Mr. Lysons states, that the manor of Callington has passed through various families, Ferrers, Champernowne, Willoughby, Dennis, and Rolle.
The heiress of Samuel Rolle brought it to Robert Walpole, Earl of Orford, son of Sir Robert Walpole; and on the death of his son George Walpole in 1791, sine prole, this property passed to Mr. Robert George William Trefusis, of Trefusis in Cornwall, together with the barony of Clinton, created by writ of summons to Parliament in the reign of Edward the First.
George Walpole, Earl of Orford, executed a deed by which, after reserving a life interest to himself, and a power of revocation never acted on, he settled the remainder in fee of all such property as came to him from his maternal relations, on the right heir of Samuel Rolle, son of Robert Rolle and Arabella Clinton, his ancestor, from whom the Barony had descended; but his legal adviser forgot a most important distinction between deeds and wills; a will not coming into action till after the testator’s death, when Mr. Trefusis would have been the undoubted heir of Samuel Rolle; but the deed, being effective from the instant of its execution, vested the remainder in Mr. George Walpole himself, the then heir of Samuel Rolle; and on his decease carried the property which had vested in him by act of law, although in direct opposition to his wishes and intention, from the
maternal line to that of his father. Fortunately, however, in this instance, the whole was under mortgage, which brought the cognizance of the affair into Chancery. Mr. Trefusis took possession unopposed; and proceedings to obtain the property in consequence of the mistake, were not commenced till after twenty years, when a solemn decision of the House of Lords declared that the interference came too late for disturbing matters in equity.
It is obvious that Mr. George Walpole should have settled the remainder in fee on such person as would be the heir of Samuel Rolle after his own decease, or perhaps in trustees for such person. Mr. Trefusis (Lord Clinton) has since disposed of the Callington property to Mr. Alexander Baring.
This town or village received a Tudor charter in the 27th year of Queen Elizabeth, and continued to fulfil the duties, for which the corporation was instituted, till 1832, when the privilege of sending Members to Parliament ceased to exist.
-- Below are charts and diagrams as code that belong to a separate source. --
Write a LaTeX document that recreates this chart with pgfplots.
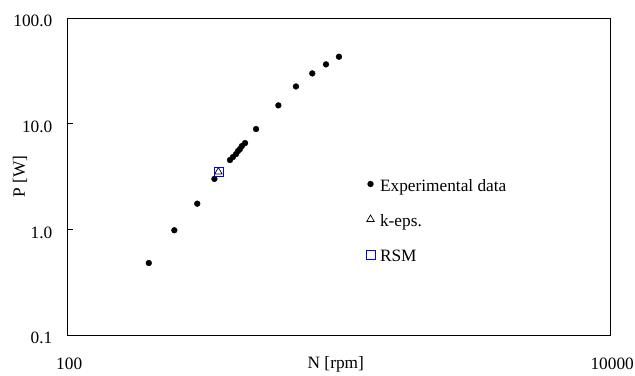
\documentclass[border=0pt]{standalone}
\usepackage{pgfplots}
\pgfplotsset{compat=1.18}
\usepackage{fontspec}
\setmainfont{Liberation Serif}
\newcommand{\chartfont}{\fontsize{17.3bp}{20bp}\selectfont}
\begin{document}
\begin{tikzpicture}
\begin{axis}[
  at={(67.7bp,41bp)}, anchor=south west,
  scale only axis, width=543bp, height=317bp,
  xmode=log, ymode=log,
  xmin=100, xmax=10000, ymin=0.1, ymax=100,
  xtick={100,10000}, xticklabels={100,10000},
  ytick={0.1,1,10,100}, yticklabels={0.1,1.0,10.0,100.0},
  xminorticks=false, yminorticks=false,
  ytick pos=left, tick align=inside,
  major tick length=5.5bp,
  x tick style={draw=none},
  y tick style={black, line width=0.8bp},
  axis line style={black, line width=1bp},
  tick label style={font=\chartfont, inner sep=0pt},
  xticklabel style={anchor=base, yshift=-34.5bp, xshift=1.5bp},
  yticklabel style={anchor=base east, xshift=-15.2bp, yshift=-8.7bp},
  label style={font=\chartfont},
  xlabel={N [rpm]},
  xlabel style={at={(axis description cs:0.4937,-0.1057)}, anchor=base, inner sep=0pt},
  ylabel={P [W]},
  ylabel style={at={(axis description cs:-0.0878,0.5)}, anchor=center, inner sep=0pt},
  legend style={draw=none, fill=none, at={(axis description cs:0.5494,0.4921)}, anchor=north west,
    inner sep=0pt, outer sep=0pt, font=\chartfont, row sep=19.3bp,
    nodes={inner sep=0pt, text height=12bp, text depth=4bp}},
  legend cell align=left,
  legend image code/.code={\path[draw=none, fill=none] (0bp,0bp) rectangle (12.5bp,1bp); \draw[#1] plot coordinates {(3bp,3bp)};},
]
\addplot[only marks, mark=*, mark size=2.9bp, black] coordinates {
(199,0.48)(247,0.98)(300,1.75)(347,3.0)(396,4.53)(406,4.83)(417,5.16)(424,5.51)(431,5.75)(438,6.14)(450,6.55)(494,8.9)(597,14.9)(693,22.5)(796,29.9)(894,36.4)(998,43.0)
};
\addlegendentry{Experimental data}
\addplot[only marks, mark=triangle, mark size=4.3bp, black, mark options={line width=0.7bp}] coordinates {(359,3.5)};
\addlegendentry{k-eps.}
\addplot[only marks, mark=square, mark size=4.5bp, blue, mark options={line width=0.8bp}] coordinates {(359,3.5)};
\addlegendentry{RSM}
\end{axis}
\pgfresetboundingbox
\path[use as bounding box] (0,0) rectangle (635bp,376bp);
\end{tikzpicture}
\end{document}
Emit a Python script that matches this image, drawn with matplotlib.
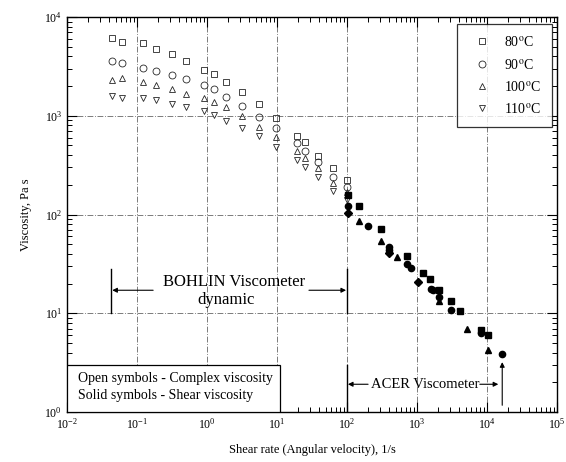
import matplotlib
matplotlib.use('Agg')
import matplotlib.pyplot as plt
from matplotlib.patches import Rectangle
from matplotlib.lines import Line2D

plt.rcParams['font.family'] = ['Liberation Serif', 'DejaVu Serif']
plt.rcParams['mathtext.fontset'] = 'stix'

# Bohlin (dynamic) - complex viscosity, open symbols
freq = [0.0436, 0.0617, 0.123, 0.185, 0.313, 0.50, 0.906, 1.26, 1.85, 3.13,
        5.5, 9.6, 19.1, 25.4, 38.1, 63.7, 99.0]
eta80 = [6170, 5620, 5420, 4710, 4190, 3580, 2900, 2640, 2210, 1760,
         1306, 957, 622, 546, 394, 293, 222]
eta90 = [3610, 3395, 3065, 2855, 2585, 2370, 2047, 1850, 1556, 1267,
         964, 745, 525, 442, 342, 241, 188]
eta100 = [2300, 2395, 2210, 2030, 1850, 1660, 1500, 1386, 1215, 987,
          778, 613, 442, 375, 293, 209, 170]
eta110 = [1596, 1522, 1522, 1442, 1314, 1217, 1116, 1017, 890, 759,
          618, 479, 356, 304, 241, 174, 140]

# ACER - shear viscosity, solid symbols
rate80 = [102, 150, 306, 713, 1231, 1534, 2063, 3060, 4115, 8128, 10440]
shear80 = [157, 122, 71, 37.9, 25.3, 22.0, 17.4, 13.3, 10.5, 6.74, 6.0]
rate90 = [102, 201, 402, 402, 713, 813, 1570, 1676, 2063, 3060, 8128, 16500]
shear90 = [122, 76.3, 46.5, 44.0, 31.3, 28.9, 17.8, 17.1, 14.7, 10.9, 6.32, 3.86]
rate100 = [150, 306, 513, 2063, 5130, 10440]
shear100 = [86.3, 54.1, 37.3, 13.4, 6.86, 4.23]
rate110 = [102, 402, 1045]
shear110 = [102.6, 40.4, 20.8]

labels = ['80$^\\mathrm{o}$C', '90$^\\mathrm{o}$C', '100$^\\mathrm{o}$C', '110$^\\mathrm{o}$C']
markers = ['s', 'o', '^', 'v']

bohlin_range = (0.043, 100)
acer_range = (100, 16500)

fig = plt.figure(figsize=(5.66, 4.62), dpi=100)
ax = fig.add_axes([0.1184, 0.1082, 0.8657, 0.8550])
ax.set_xscale('log')
ax.set_yscale('log')
ax.set_xlim(1e-2, 1e5)
ax.set_ylim(1, 1e4)

ax.grid(True, which='major', color='0.4', lw=0.6, ls=(0, (7, 2, 1, 2)))
ax.tick_params(which='both', direction='in', top=True, right=True, labelsize=8.5)
ax.tick_params(which='major', length=7, width=0.8)
ax.tick_params(which='minor', length=3.5, width=0.7)
for sp in ax.spines.values():
    sp.set_linewidth(1.0)

open_kw = dict(ls='none', mfc='none', mec='0.15', mew=0.6, ms=5)
for y, m in zip([eta80, eta90, eta100, eta110], markers):
    ax.plot(freq, y, marker=m, **open_kw)

solid_kw = dict(ls='none', color='k', ms=4.5)
ax.plot(rate80, shear80, marker='s', **solid_kw)
ax.plot(rate90, shear90, marker='o', **solid_kw)
ax.plot(rate100, shear100, marker='^', **solid_kw)
ax.plot(rate110, shear110, marker='D', **solid_kw)

# legend (temperatures)
handles = [Line2D([], [], marker=m, **open_kw) for m in markers]
leg = ax.legend(handles, labels, loc='upper right', bbox_to_anchor=(0.99, 0.982),
                borderaxespad=0, frameon=True, fancybox=False, fontsize=10,
                handlelength=2.1, handletextpad=0.5, labelspacing=0.6,
                borderpad=0.8)
leg.get_frame().set_edgecolor('k')
leg.get_frame().set_linewidth(0.9)

# symbol note box
ax.add_patch(Rectangle((0, 0), 0.435, 0.119, transform=ax.transAxes,
                       facecolor='white', edgecolor='k', lw=0.9, zorder=5))
ax.text(0.022, 0.086, 'Open symbols - Complex viscosity', transform=ax.transAxes,
        fontsize=10, va='center', zorder=6)
ax.text(0.022, 0.041, 'Solid symbols - Shear viscosity', transform=ax.transAxes,
        fontsize=10, va='center', zorder=6)

arr = dict(arrowstyle='-|>', lw=0.8, color='k', mutation_scale=7, shrinkA=0, shrinkB=0)

# BOHLIN range
for xv in bohlin_range:
    ax.plot([xv, xv], [10, 28], color='k', lw=1.0)
ax.annotate('', xy=(bohlin_range[0] * 1.03, 17.1), xytext=(0.17, 17.1), arrowprops=arr)
ax.annotate('', xy=(bohlin_range[1] * 0.97, 17.1), xytext=(28.6, 17.1), arrowprops=arr)
ax.text(2.43, 20.6, 'BOHLIN Viscometer', ha='center', va='center', fontsize=12)
ax.text(1.9, 13.6, 'dynamic', ha='center', va='center', fontsize=12)

# ACER range
ax.plot([acer_range[0], acer_range[0]], [1, 2.98], color='k', lw=1.0)
ax.annotate('', xy=(acer_range[0] * 1.03, 1.91), xytext=(200, 1.91), arrowprops=arr)
ax.annotate('', xy=(14500, 1.91), xytext=(7900, 1.91), arrowprops=arr)
ax.annotate('', xy=(acer_range[1], 3.2), xytext=(acer_range[1], 1.17), arrowprops=arr)
ax.text(1300, 1.91, 'ACER Viscometer', ha='center', va='center', fontsize=10.5)

ax.set_xlabel('Shear rate (Angular velocity), 1/s', fontsize=9, labelpad=9)
ax.set_ylabel('Viscosity, Pa s', fontsize=9, labelpad=9)

fig.savefig('out.png', dpi=100)
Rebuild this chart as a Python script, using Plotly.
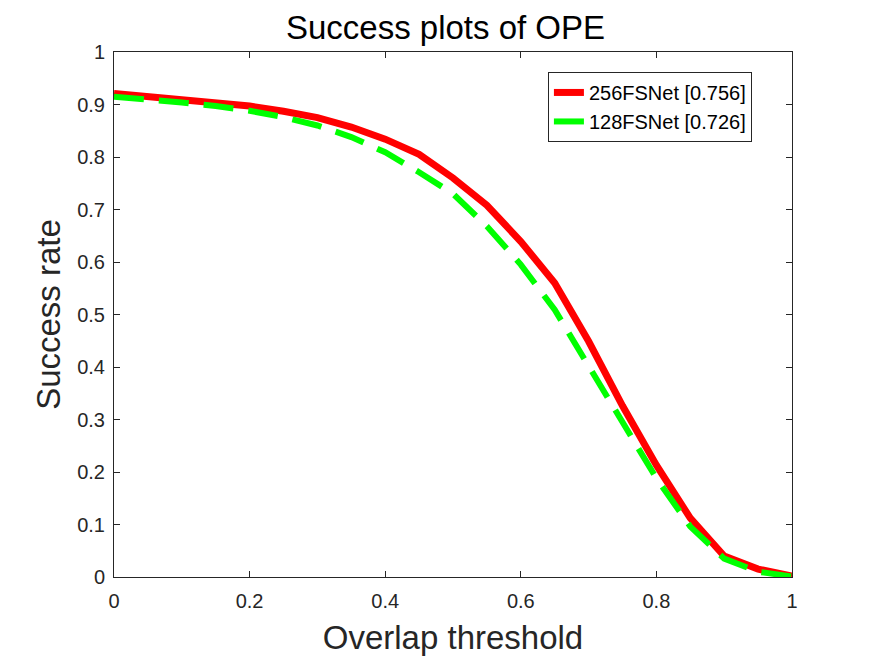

Callington parish measures 2387 statute acres.
| £. | s. | d. | ||||
| Value of the Real Property, as returned to Parliament in 1815 | 4142 | 0 | 0 | |||
| Poor Rate in 1831 | 950 | 17 | 0 | |||
| Population,— | |||
| in 1801, 819 | in 1811, 938 | in 1821, 1321 | in 1831, 1388 |
giving an increase of 69 per cent. in 30 years.
GEOLOGY, BY DR. BOASE.
The north-eastern part of this parish extends to the foot of Kitt Hill, the most elevated point in Hingston Down, which is composed of granite. The slate adjoining thereto resembles that which occurs in similar situations in the parishes of St. Austell and St. Blazey; and it has also been the scene of mining speculations. As the town of Callington is approached, the slate becomes of a darker
blue, and passes into hornblende rock, which prevails in the other parts of this parish; but where quartz predominates, the land is barren. This rock, however, does not possess here a very marked character, nor is it frequently exposed to view; near St. Eve it appears to graduate into the calcareous series.